**Exercise:**
Give the material once more, word for word, without any images.
━━━
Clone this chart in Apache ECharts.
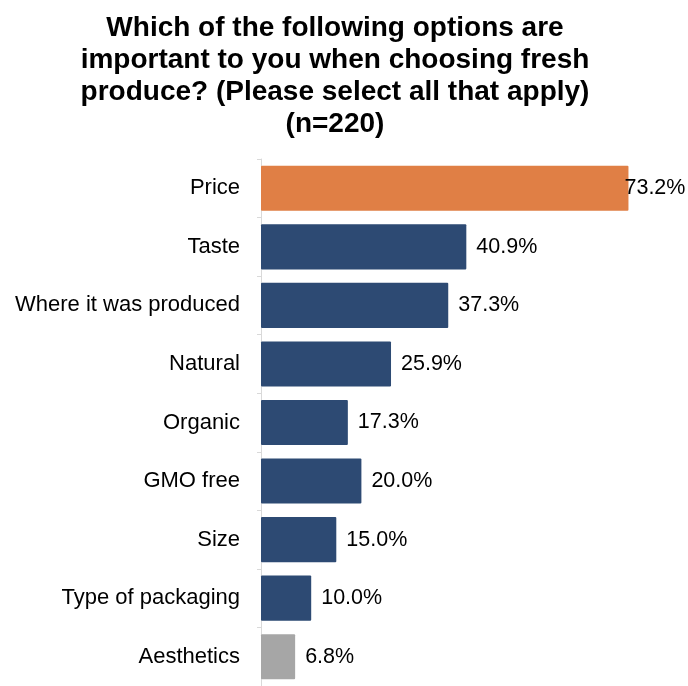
<!DOCTYPE html>
<html><head><meta charset="utf-8">
<script src="https://cdn.jsdelivr.net/npm/echarts@6/dist/echarts.min.js"></script>
<style>html,body{margin:0;padding:0;background:#fff}#c{width:688px;height:686px}</style>
</head><body><div id="c"></div>
<script>
const categories = ["Price","Taste","Where it was produced","Natural","Organic","GMO free","Size","Type of packaging","Aesthetics"];
const values = [73.2,40.9,37.3,25.9,17.3,20.0,15.0,10.0,6.8];
const barColors = ["#E07F45","#2D4A73","#2D4A73","#2D4A73","#2D4A73","#2D4A73","#2D4A73","#2D4A73","#A6A6A6"];
const titleText = "Which of the following options are\nimportant to you when choosing fresh\nproduce? (Please select all that apply)\n(n=220)";

const chart = echarts.init(document.getElementById('c'), null, {renderer:'canvas'});
chart.setOption({
  animation:false,
  backgroundColor:'#fff',
  title:{text:titleText,left:330,textAlign:'center',top:7,
    textStyle:{fontFamily:'Liberation Sans, Arial',fontWeight:'bold',fontSize:28,lineHeight:32,color:'#000'}},
  grid:{left:261,top:159,width:401.6,height:534,containLabel:false},
  xAxis:{type:'value',min:0,max:80,show:false},
  yAxis:{type:'category',data:categories,inverse:true,
    axisLine:{show:true,lineStyle:{color:'#D9D9D9',width:1}},
    axisTick:{show:true,length:4,lineStyle:{color:'#D9D9D9'}},
    axisLabel:{margin:21,fontFamily:'Liberation Sans, Arial',fontSize:22,color:'#000'}},
  series:[{type:'bar',barCategoryGap:'23%',
    data:values.map((v,i)=>({value:v,itemStyle:{color:barColors[i],borderRadius:1},
      label: i===0 ? {offset:[-14,0]} : {}})),
    label:{show:true,position:'right',distance:10,fontFamily:'Liberation Sans, Arial',fontSize:21.5,color:'#000',
      formatter:p=>p.value.toFixed(1)+'%'}}]
});
</script></body></html>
━━━
**Completed task:**
Clone this chart in Apache ECharts.
<!DOCTYPE html>
<html><head><meta charset="utf-8">
<script src="https://cdn.jsdelivr.net/npm/echarts@6/dist/echarts.min.js"></script>
<style>html,body{margin:0;padding:0;background:#fff}#c{width:688px;height:686px}</style>
</head><body><div id="c"></div>
<script>
const categories = ["Price","Taste","Where it was produced","Natural","Organic","GMO free","Size","Type of packaging","Aesthetics"];
const values = [73.2,40.9,37.3,25.9,17.3,20.0,15.0,10.0,6.8];
const barColors = ["#E07F45","#2D4A73","#2D4A73","#2D4A73","#2D4A73","#2D4A73","#2D4A73","#2D4A73","#A6A6A6"];
const titleText = "Which of the following options are\nimportant to you when choosing fresh\nproduce? (Please select all that apply)\n(n=220)";

const chart = echarts.init(document.getElementById('c'), null, {renderer:'canvas'});
chart.setOption({
  animation:false,
  backgroundColor:'#fff',
  title:{text:titleText,left:330,textAlign:'center',top:7,
    textStyle:{fontFamily:'Liberation Sans, Arial',fontWeight:'bold',fontSize:28,lineHeight:32,color:'#000'}},
  grid:{left:261,top:159,width:401.6,height:534,containLabel:false},
  xAxis:{type:'value',min:0,max:80,show:false},
  yAxis:{type:'category',data:categories,inverse:true,
    axisLine:{show:true,lineStyle:{color:'#D9D9D9',width:1}},
    axisTick:{show:true,length:4,lineStyle:{color:'#D9D9D9'}},
    axisLabel:{margin:21,fontFamily:'Liberation Sans, Arial',fontSize:22,color:'#000'}},
  series:[{type:'bar',barCategoryGap:'23%',
    data:values.map((v,i)=>({value:v,itemStyle:{color:barColors[i],borderRadius:1},
      label: i===0 ? {offset:[-14,0]} : {}})),
    label:{show:true,position:'right',distance:10,fontFamily:'Liberation Sans, Arial',fontSize:21.5,color:'#000',
      formatter:p=>p.value.toFixed(1)+'%'}}]
});
</script></body></html>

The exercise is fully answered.